> **GIVEN EXERCISE**
Transcribe the material in full. Nothing should differ except that the pictures are left out.

> **SUPPLIED DATA**
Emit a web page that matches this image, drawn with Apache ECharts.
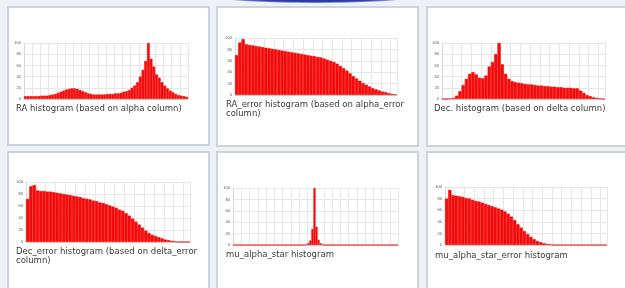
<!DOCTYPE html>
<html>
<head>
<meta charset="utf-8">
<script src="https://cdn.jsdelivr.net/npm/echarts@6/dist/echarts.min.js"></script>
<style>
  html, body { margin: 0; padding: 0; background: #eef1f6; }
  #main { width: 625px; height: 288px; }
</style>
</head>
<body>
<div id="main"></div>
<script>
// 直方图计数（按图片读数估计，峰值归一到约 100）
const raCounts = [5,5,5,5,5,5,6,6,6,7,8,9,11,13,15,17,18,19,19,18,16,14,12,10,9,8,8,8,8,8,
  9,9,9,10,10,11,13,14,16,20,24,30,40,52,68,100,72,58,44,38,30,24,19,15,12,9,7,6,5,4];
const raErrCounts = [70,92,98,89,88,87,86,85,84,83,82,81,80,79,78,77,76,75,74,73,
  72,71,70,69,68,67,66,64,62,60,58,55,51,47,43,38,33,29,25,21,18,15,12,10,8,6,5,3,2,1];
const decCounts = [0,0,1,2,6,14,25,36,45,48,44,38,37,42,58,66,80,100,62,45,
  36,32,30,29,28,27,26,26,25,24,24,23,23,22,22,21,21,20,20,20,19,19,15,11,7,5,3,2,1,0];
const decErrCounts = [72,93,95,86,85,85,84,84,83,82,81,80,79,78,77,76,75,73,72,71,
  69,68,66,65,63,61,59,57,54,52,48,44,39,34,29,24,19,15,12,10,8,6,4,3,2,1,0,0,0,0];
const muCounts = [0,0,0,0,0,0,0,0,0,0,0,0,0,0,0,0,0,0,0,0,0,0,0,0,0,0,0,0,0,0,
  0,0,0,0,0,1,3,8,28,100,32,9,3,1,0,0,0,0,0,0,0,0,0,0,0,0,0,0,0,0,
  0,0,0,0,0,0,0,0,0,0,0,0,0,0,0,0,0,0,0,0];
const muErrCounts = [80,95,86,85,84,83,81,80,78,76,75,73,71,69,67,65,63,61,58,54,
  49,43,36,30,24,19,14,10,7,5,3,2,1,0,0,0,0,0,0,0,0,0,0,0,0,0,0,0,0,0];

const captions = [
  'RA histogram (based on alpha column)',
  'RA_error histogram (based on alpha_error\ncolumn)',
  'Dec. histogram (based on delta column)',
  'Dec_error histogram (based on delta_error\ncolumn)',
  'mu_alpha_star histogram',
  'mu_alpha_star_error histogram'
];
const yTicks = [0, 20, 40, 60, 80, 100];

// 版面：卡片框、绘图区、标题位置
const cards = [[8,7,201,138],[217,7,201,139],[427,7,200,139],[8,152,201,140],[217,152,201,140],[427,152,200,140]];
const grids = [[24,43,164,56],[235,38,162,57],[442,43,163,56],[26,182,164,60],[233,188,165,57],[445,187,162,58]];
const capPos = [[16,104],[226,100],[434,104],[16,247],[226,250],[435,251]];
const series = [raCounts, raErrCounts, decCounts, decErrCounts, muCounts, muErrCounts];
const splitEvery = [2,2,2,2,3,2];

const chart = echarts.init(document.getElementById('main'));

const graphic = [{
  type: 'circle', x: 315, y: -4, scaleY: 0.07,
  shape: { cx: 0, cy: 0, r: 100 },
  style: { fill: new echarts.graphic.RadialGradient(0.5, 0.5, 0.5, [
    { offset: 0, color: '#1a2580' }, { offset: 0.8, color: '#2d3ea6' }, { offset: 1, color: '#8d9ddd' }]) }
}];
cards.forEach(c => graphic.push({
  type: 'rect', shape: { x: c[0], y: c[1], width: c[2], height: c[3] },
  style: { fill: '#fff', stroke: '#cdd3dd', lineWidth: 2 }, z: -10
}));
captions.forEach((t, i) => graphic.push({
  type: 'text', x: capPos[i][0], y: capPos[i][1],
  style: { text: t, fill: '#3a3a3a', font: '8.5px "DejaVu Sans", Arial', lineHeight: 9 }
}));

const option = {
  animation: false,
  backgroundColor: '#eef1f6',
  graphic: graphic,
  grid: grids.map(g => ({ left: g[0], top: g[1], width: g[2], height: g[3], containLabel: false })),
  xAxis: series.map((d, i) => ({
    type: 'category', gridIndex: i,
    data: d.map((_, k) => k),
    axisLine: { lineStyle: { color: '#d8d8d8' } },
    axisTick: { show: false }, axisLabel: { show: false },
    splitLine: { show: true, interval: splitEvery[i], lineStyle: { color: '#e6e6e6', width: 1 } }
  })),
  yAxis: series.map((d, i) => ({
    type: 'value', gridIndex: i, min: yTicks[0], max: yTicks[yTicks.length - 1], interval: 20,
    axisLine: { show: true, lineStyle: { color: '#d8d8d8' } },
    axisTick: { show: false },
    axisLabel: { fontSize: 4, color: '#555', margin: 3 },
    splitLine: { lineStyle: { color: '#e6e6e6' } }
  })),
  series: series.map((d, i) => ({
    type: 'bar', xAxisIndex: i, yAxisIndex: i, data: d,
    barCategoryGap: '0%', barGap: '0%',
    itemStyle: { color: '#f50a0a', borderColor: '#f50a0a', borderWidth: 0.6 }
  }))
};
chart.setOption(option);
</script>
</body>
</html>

> **CORRECT ANSWER**
Emit a web page that matches this image, drawn with Apache ECharts.
<!DOCTYPE html>
<html>
<head>
<meta charset="utf-8">
<script src="https://cdn.jsdelivr.net/npm/echarts@6/dist/echarts.min.js"></script>
<style>
  html, body { margin: 0; padding: 0; background: #eef1f6; }
  #main { width: 625px; height: 288px; }
</style>
</head>
<body>
<div id="main"></div>
<script>
// 直方图计数（按图片读数估计，峰值归一到约 100）
const raCounts = [5,5,5,5,5,5,6,6,6,7,8,9,11,13,15,17,18,19,19,18,16,14,12,10,9,8,8,8,8,8,
  9,9,9,10,10,11,13,14,16,20,24,30,40,52,68,100,72,58,44,38,30,24,19,15,12,9,7,6,5,4];
const raErrCounts = [70,92,98,89,88,87,86,85,84,83,82,81,80,79,78,77,76,75,74,73,
  72,71,70,69,68,67,66,64,62,60,58,55,51,47,43,38,33,29,25,21,18,15,12,10,8,6,5,3,2,1];
const decCounts = [0,0,1,2,6,14,25,36,45,48,44,38,37,42,58,66,80,100,62,45,
  36,32,30,29,28,27,26,26,25,24,24,23,23,22,22,21,21,20,20,20,19,19,15,11,7,5,3,2,1,0];
const decErrCounts = [72,93,95,86,85,85,84,84,83,82,81,80,79,78,77,76,75,73,72,71,
  69,68,66,65,63,61,59,57,54,52,48,44,39,34,29,24,19,15,12,10,8,6,4,3,2,1,0,0,0,0];
const muCounts = [0,0,0,0,0,0,0,0,0,0,0,0,0,0,0,0,0,0,0,0,0,0,0,0,0,0,0,0,0,0,
  0,0,0,0,0,1,3,8,28,100,32,9,3,1,0,0,0,0,0,0,0,0,0,0,0,0,0,0,0,0,
  0,0,0,0,0,0,0,0,0,0,0,0,0,0,0,0,0,0,0,0];
const muErrCounts = [80,95,86,85,84,83,81,80,78,76,75,73,71,69,67,65,63,61,58,54,
  49,43,36,30,24,19,14,10,7,5,3,2,1,0,0,0,0,0,0,0,0,0,0,0,0,0,0,0,0,0];

const captions = [
  'RA histogram (based on alpha column)',
  'RA_error histogram (based on alpha_error\ncolumn)',
  'Dec. histogram (based on delta column)',
  'Dec_error histogram (based on delta_error\ncolumn)',
  'mu_alpha_star histogram',
  'mu_alpha_star_error histogram'
];
const yTicks = [0, 20, 40, 60, 80, 100];

// 版面：卡片框、绘图区、标题位置
const cards = [[8,7,201,138],[217,7,201,139],[427,7,200,139],[8,152,201,140],[217,152,201,140],[427,152,200,140]];
const grids = [[24,43,164,56],[235,38,162,57],[442,43,163,56],[26,182,164,60],[233,188,165,57],[445,187,162,58]];
const capPos = [[16,104],[226,100],[434,104],[16,247],[226,250],[435,251]];
const series = [raCounts, raErrCounts, decCounts, decErrCounts, muCounts, muErrCounts];
const splitEvery = [2,2,2,2,3,2];

const chart = echarts.init(document.getElementById('main'));

const graphic = [{
  type: 'circle', x: 315, y: -4, scaleY: 0.07,
  shape: { cx: 0, cy: 0, r: 100 },
  style: { fill: new echarts.graphic.RadialGradient(0.5, 0.5, 0.5, [
    { offset: 0, color: '#1a2580' }, { offset: 0.8, color: '#2d3ea6' }, { offset: 1, color: '#8d9ddd' }]) }
}];
cards.forEach(c => graphic.push({
  type: 'rect', shape: { x: c[0], y: c[1], width: c[2], height: c[3] },
  style: { fill: '#fff', stroke: '#cdd3dd', lineWidth: 2 }, z: -10
}));
captions.forEach((t, i) => graphic.push({
  type: 'text', x: capPos[i][0], y: capPos[i][1],
  style: { text: t, fill: '#3a3a3a', font: '8.5px "DejaVu Sans", Arial', lineHeight: 9 }
}));

const option = {
  animation: false,
  backgroundColor: '#eef1f6',
  graphic: graphic,
  grid: grids.map(g => ({ left: g[0], top: g[1], width: g[2], height: g[3], containLabel: false })),
  xAxis: series.map((d, i) => ({
    type: 'category', gridIndex: i,
    data: d.map((_, k) => k),
    axisLine: { lineStyle: { color: '#d8d8d8' } },
    axisTick: { show: false }, axisLabel: { show: false },
    splitLine: { show: true, interval: splitEvery[i], lineStyle: { color: '#e6e6e6', width: 1 } }
  })),
  yAxis: series.map((d, i) => ({
    type: 'value', gridIndex: i, min: yTicks[0], max: yTicks[yTicks.length - 1], interval: 20,
    axisLine: { show: true, lineStyle: { color: '#d8d8d8' } },
    axisTick: { show: false },
    axisLabel: { fontSize: 4, color: '#555', margin: 3 },
    splitLine: { lineStyle: { color: '#e6e6e6' } }
  })),
  series: series.map((d, i) => ({
    type: 'bar', xAxisIndex: i, yAxisIndex: i, data: d,
    barCategoryGap: '0%', barGap: '0%',
    itemStyle: { color: '#f50a0a', borderColor: '#f50a0a', borderWidth: 0.6 }
  }))
};
chart.setOption(option);
</script>
</body>
</html>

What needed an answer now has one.